Your task —
Copy each line of the data below exactly, leaving out pictures.

Collected material —

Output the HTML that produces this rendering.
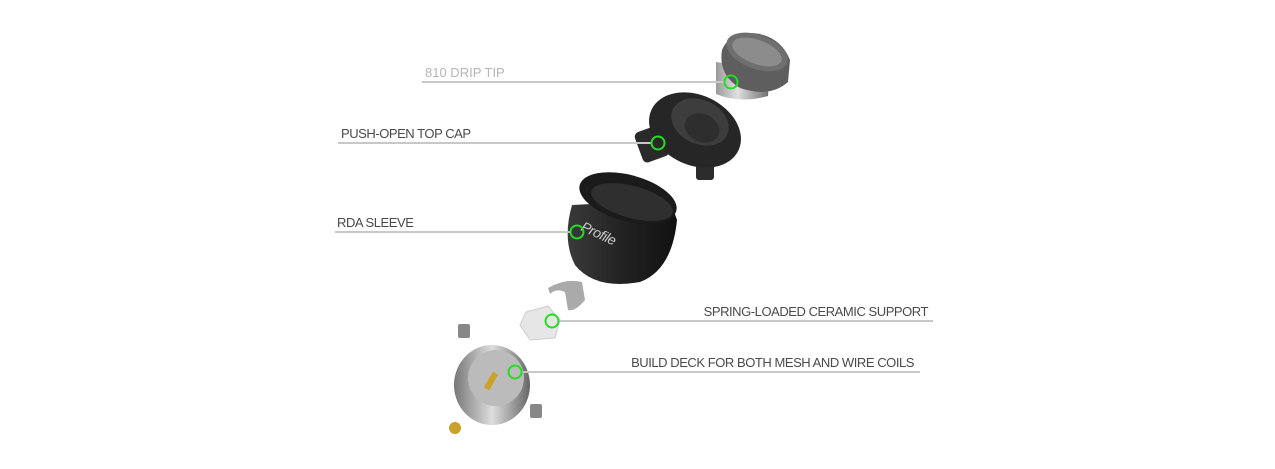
<!DOCTYPE html>
<html><head><style>
html,body{margin:0;padding:0;background:#fff;}
svg{display:block}
text{font-family:"Liberation Sans",sans-serif;font-size:13px;fill:#4a4a4a;letter-spacing:-0.45px;}
</style></head><body>
<svg width="1275" height="469" viewBox="0 0 1275 469">
<defs>
<linearGradient id="dt" x1="0" x2="1"><stop offset="0" stop-color="#9a9a9a"/><stop offset=".4" stop-color="#e0e0e0"/><stop offset="1" stop-color="#6a6a6a"/></linearGradient>
<linearGradient id="sl" x1="0" x2="1"><stop offset="0" stop-color="#3a3a3a"/><stop offset=".5" stop-color="#222"/><stop offset="1" stop-color="#111"/></linearGradient>
<linearGradient id="dk" x1="0" x2="1"><stop offset="0" stop-color="#777"/><stop offset=".5" stop-color="#ddd"/><stop offset="1" stop-color="#666"/></linearGradient>
</defs>
<!-- drip tip -->
<path d="M716 62 L716 94 Q740 104 768 96 L770 70 Z" fill="url(#dt)"/>
<path d="M722 50 Q718 75 740 88 Q770 98 788 82 L790 60 Q780 35 752 33 Q728 34 722 50Z" fill="#5e5e5e"/>
<ellipse cx="757" cy="52" rx="32" ry="17" transform="rotate(20 757 52)" fill="#6f6f6f"/>
<ellipse cx="757" cy="52" rx="26" ry="12" transform="rotate(20 757 52)" fill="#8c8c8c"/>
<!-- top cap -->
<rect x="638" y="128" width="28" height="32" rx="5" fill="#2a2a2a" transform="rotate(-20 652 144)"/>
<rect x="696" y="160" width="18" height="20" rx="3" fill="#2c2c2c"/>
<ellipse cx="695" cy="130" rx="48" ry="35" transform="rotate(25 695 130)" fill="#262626"/>
<ellipse cx="700" cy="122" rx="30" ry="22" transform="rotate(25 700 122)" fill="#3d3d3d"/>
<ellipse cx="702" cy="128" rx="18" ry="14" transform="rotate(25 702 128)" fill="#2e2e2e"/>
<!-- sleeve -->
<path d="M572 205 Q562 240 575 265 Q595 290 640 282 Q672 270 677 220 L670 200 Z" fill="url(#sl)"/>
<ellipse cx="628" cy="198" rx="50" ry="23" transform="rotate(15 628 198)" fill="#1b1b1b"/>
<ellipse cx="632" cy="202" rx="42" ry="16" transform="rotate(15 632 202)" fill="#2f2f2f"/>
<text x="580" y="230" transform="rotate(25 580 230)" style="font-size:14px;fill:#ccc;font-style:italic">Profile</text>
<!-- mesh -->
<path d="M548 288 Q565 278 582 282 L585 300 Q575 312 568 310 L565 292 Q556 288 550 294Z" fill="#aaa"/>
<!-- ceramic -->
<path d="M526 312 L548 306 L560 320 L555 338 L530 340 L520 325Z" fill="#e6e6e6" stroke="#cfcfcf"/>
<!-- deck -->
<ellipse cx="492" cy="385" rx="38" ry="40" fill="url(#dk)"/>
<ellipse cx="496" cy="378" rx="28" ry="28" fill="#bbb"/>
<rect x="488" y="372" width="6" height="18" fill="#c9a227" transform="rotate(30 491 381)"/>
<rect x="458" y="324" width="12" height="14" rx="2" fill="#888"/>
<rect x="530" y="404" width="12" height="14" rx="2" fill="#888"/>
<circle cx="455" cy="428" r="6" fill="#c8a22a"/>
<!-- lines -->
<g stroke="#c8c8c8" stroke-width="2" fill="none">
<line x1="422" y1="82" x2="725" y2="82"/>
<line x1="338" y1="143" x2="652" y2="143"/>
<line x1="335" y1="232" x2="571" y2="232"/>
<line x1="558" y1="321" x2="933" y2="321"/>
<line x1="520" y1="372" x2="920" y2="372"/>
</g>
<g stroke="#22dd22" stroke-width="2" fill="none">
<circle cx="731" cy="82" r="6.5"/>
<circle cx="658" cy="143" r="6.5"/>
<circle cx="577" cy="232" r="6.5"/>
<circle cx="552" cy="321" r="6.5"/>
<circle cx="515" cy="372" r="6.5"/>
</g>
<text x="425" y="77" style="fill:#b5b5b5;letter-spacing:0">810 DRIP TIP</text>
<text x="341" y="138">PUSH-OPEN TOP CAP</text>
<text x="337" y="227">RDA SLEEVE</text>
<text x="928" y="316" text-anchor="end">SPRING-LOADED CERAMIC SUPPORT</text>
<text x="914" y="367" text-anchor="end">BUILD DECK FOR BOTH MESH AND WIRE COILS</text>
</svg>
</body></html>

Answer to this problem —
Output the HTML that produces this rendering.
<!DOCTYPE html>
<html><head><style>
html,body{margin:0;padding:0;background:#fff;}
svg{display:block}
text{font-family:"Liberation Sans",sans-serif;font-size:13px;fill:#4a4a4a;letter-spacing:-0.45px;}
</style></head><body>
<svg width="1275" height="469" viewBox="0 0 1275 469">
<defs>
<linearGradient id="dt" x1="0" x2="1"><stop offset="0" stop-color="#9a9a9a"/><stop offset=".4" stop-color="#e0e0e0"/><stop offset="1" stop-color="#6a6a6a"/></linearGradient>
<linearGradient id="sl" x1="0" x2="1"><stop offset="0" stop-color="#3a3a3a"/><stop offset=".5" stop-color="#222"/><stop offset="1" stop-color="#111"/></linearGradient>
<linearGradient id="dk" x1="0" x2="1"><stop offset="0" stop-color="#777"/><stop offset=".5" stop-color="#ddd"/><stop offset="1" stop-color="#666"/></linearGradient>
</defs>
<!-- drip tip -->
<path d="M716 62 L716 94 Q740 104 768 96 L770 70 Z" fill="url(#dt)"/>
<path d="M722 50 Q718 75 740 88 Q770 98 788 82 L790 60 Q780 35 752 33 Q728 34 722 50Z" fill="#5e5e5e"/>
<ellipse cx="757" cy="52" rx="32" ry="17" transform="rotate(20 757 52)" fill="#6f6f6f"/>
<ellipse cx="757" cy="52" rx="26" ry="12" transform="rotate(20 757 52)" fill="#8c8c8c"/>
<!-- top cap -->
<rect x="638" y="128" width="28" height="32" rx="5" fill="#2a2a2a" transform="rotate(-20 652 144)"/>
<rect x="696" y="160" width="18" height="20" rx="3" fill="#2c2c2c"/>
<ellipse cx="695" cy="130" rx="48" ry="35" transform="rotate(25 695 130)" fill="#262626"/>
<ellipse cx="700" cy="122" rx="30" ry="22" transform="rotate(25 700 122)" fill="#3d3d3d"/>
<ellipse cx="702" cy="128" rx="18" ry="14" transform="rotate(25 702 128)" fill="#2e2e2e"/>
<!-- sleeve -->
<path d="M572 205 Q562 240 575 265 Q595 290 640 282 Q672 270 677 220 L670 200 Z" fill="url(#sl)"/>
<ellipse cx="628" cy="198" rx="50" ry="23" transform="rotate(15 628 198)" fill="#1b1b1b"/>
<ellipse cx="632" cy="202" rx="42" ry="16" transform="rotate(15 632 202)" fill="#2f2f2f"/>
<text x="580" y="230" transform="rotate(25 580 230)" style="font-size:14px;fill:#ccc;font-style:italic">Profile</text>
<!-- mesh -->
<path d="M548 288 Q565 278 582 282 L585 300 Q575 312 568 310 L565 292 Q556 288 550 294Z" fill="#aaa"/>
<!-- ceramic -->
<path d="M526 312 L548 306 L560 320 L555 338 L530 340 L520 325Z" fill="#e6e6e6" stroke="#cfcfcf"/>
<!-- deck -->
<ellipse cx="492" cy="385" rx="38" ry="40" fill="url(#dk)"/>
<ellipse cx="496" cy="378" rx="28" ry="28" fill="#bbb"/>
<rect x="488" y="372" width="6" height="18" fill="#c9a227" transform="rotate(30 491 381)"/>
<rect x="458" y="324" width="12" height="14" rx="2" fill="#888"/>
<rect x="530" y="404" width="12" height="14" rx="2" fill="#888"/>
<circle cx="455" cy="428" r="6" fill="#c8a22a"/>
<!-- lines -->
<g stroke="#c8c8c8" stroke-width="2" fill="none">
<line x1="422" y1="82" x2="725" y2="82"/>
<line x1="338" y1="143" x2="652" y2="143"/>
<line x1="335" y1="232" x2="571" y2="232"/>
<line x1="558" y1="321" x2="933" y2="321"/>
<line x1="520" y1="372" x2="920" y2="372"/>
</g>
<g stroke="#22dd22" stroke-width="2" fill="none">
<circle cx="731" cy="82" r="6.5"/>
<circle cx="658" cy="143" r="6.5"/>
<circle cx="577" cy="232" r="6.5"/>
<circle cx="552" cy="321" r="6.5"/>
<circle cx="515" cy="372" r="6.5"/>
</g>
<text x="425" y="77" style="fill:#b5b5b5;letter-spacing:0">810 DRIP TIP</text>
<text x="341" y="138">PUSH-OPEN TOP CAP</text>
<text x="337" y="227">RDA SLEEVE</text>
<text x="928" y="316" text-anchor="end">SPRING-LOADED CERAMIC SUPPORT</text>
<text x="914" y="367" text-anchor="end">BUILD DECK FOR BOTH MESH AND WIRE COILS</text>
</svg>
</body></html>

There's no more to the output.